Unter Open Educational Resources (OER) werden digitale Lehr- und Lernmaterialen verstanden, die aufgrund ihrer offenen Lizenzierung (i. d. R. Creative-Commons-Lizenzierungen) kostenfrei zugänglich sind. OER können – ohne oder mit geringfügigen Einschränkungen – genutzt, weiterentwickelt und weiterverbreitet werden (vgl. United Nations Educational, Scientific and Cultural Organization 2017). Vor diesem Hintergrund wird OER ein großes Potenzial hinsichtlich einer innovativen Veränderung der Bildungsmedien und damit der Bildungslandschaft zugesprochen. Dies bezieht sich auch auf das Feld der beruflichen Bildung.
Förderprogramm des BMBF
Um OER in allen Bildungsbereichen voranzutreiben, hat das Bundesministerium für Bildung und Forschung (BMBF) 2016 beschlossen, eine zentrale Informationsstelle (OERinfo) aufzubauen sowie 24 Projekte zur Sensibilisierung und Multiplikatorenqualifizierung zu fördern. Das Ziel von OERinfo ist die breite Sichtbarmachung des Themas gerade auch für neue Zielgruppen wie der beruflichen Bildung. Der aktuelle Kenntnisstand zu OER wird bildungsbereichsspezifisch erfasst und dargestellt. Good-Practice-Beispiele werden benannt und die Vielfalt an Initiativen wird aufgezeigt. Zusammengefasst geht es im Projekt OERinfo also um Information, Transfer und Vernetzung in Sachen OER. Der Bereich der beruflichen Bildung wird dabei durch das Bundesinstitut für Berufsbildung (BIBB) bearbeitet (vgl. Grimm/Rödel 2017, S. 51).
Untersuchungen des BIBB (Grimm/Rödel 2018) haben gezeigt, dass OER in der beruflichen Bildung noch eher zurückhaltend eingesetzt werden. Im Vergleich zu den Bildungsbereichen Hochschule und Schule ist das Konzept von OER in der beruflichen Bildung weniger bekannt und es gibt dementsprechend noch relativ wenig Material. Gleichwohl werden auch die Chancen von OER in der beruflichen Bildung zunehmend wahrgenommen. Diese werden zum Beispiel in der schnellen Aktualisierbarkeit von Lehr-Lernmaterial, in der Unterstützung des Selbstlernprozesses durch veränderte didaktische Szenarien, aber auch allgemein in der Verbesserung der Teilhabe an Bildung gesehen. Diesen Chancen stehen allerdings häufig das fehlende Wissen zu Fragen des Urheberrechts sowie fehlende Methoden und Strukturen der Qualitätssicherung entgegen. Auch sind zentrale Fragen der Auffindbarkeit des Materials bis jetzt nicht geklärt (vgl. Rödel 2018).

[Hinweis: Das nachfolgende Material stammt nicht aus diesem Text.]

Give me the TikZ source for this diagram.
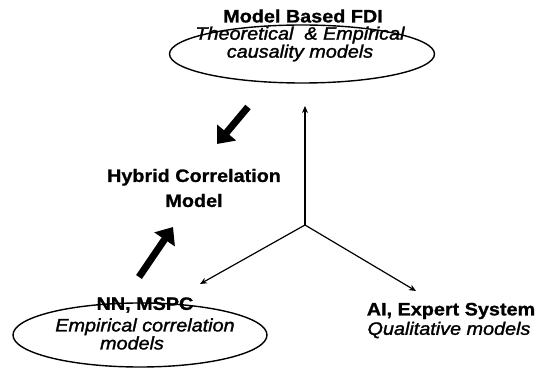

Ein wichtiger Treiber für die Etablierung von OER ist die UNESCO
Ebenfalls 2017 beauftragte das International Centre for Technical and Vocational Education and Training (UNESCO-UNEVOC) eine qualitative/quantitative Studie zur Nutzung von OER in Technical and Vocational Education and Training (TVET), um Handlungsempfehlungen zur Förderung und Unterstützung von OER und anderen offenen Bildungspraktiken zu erarbeiten. Die Ergebnisse der Studie bestätigen die Ergebnisse der Untersuchung des BIBB (Ehlers/Schuwer/Jansson 2018, S. 8).
Auf dem zweiten Weltkongress der United Nations Educational, Scientific and Cultural Organization (UNESCO) zu OER 2017 in Ljubljana wurde vor allem auf das vierte UN-Ziel für nachhaltige Entwicklung eingegangen: Eine inklusive, gleichberechtigte und hochwertige Bildung soll gewährleistet werden und Möglichkeiten für ein lebenslanges Lernen sind für alle zu fördern.
Resultat des Gipfeltreffens ist der Ljubljana-Aktionsplan zur weltweiten Förderung von OER. Die hier adressierten Stakeholder wurden u. a. um die für die Berufsbildung maßgeblichen Berufsverbände erweitert. Der Aktionsplan formuliert 41 Empfehlungen zur weiteren Verbreitung in 5 strategischen Bereichen.
Aktuell erarbeitet die UNESCO in zwischenstaatlichen Beratungen im Rahmen eines offenen Prozesses eine internationale Empfehlung zu OER. Eine solche Empfehlung ist nicht rechtsverbindlich, empfiehlt den UNESCO-Mitgliedstaaten aber konkrete Policies und Maßnahmen (vgl. Peter 2018, S. 67).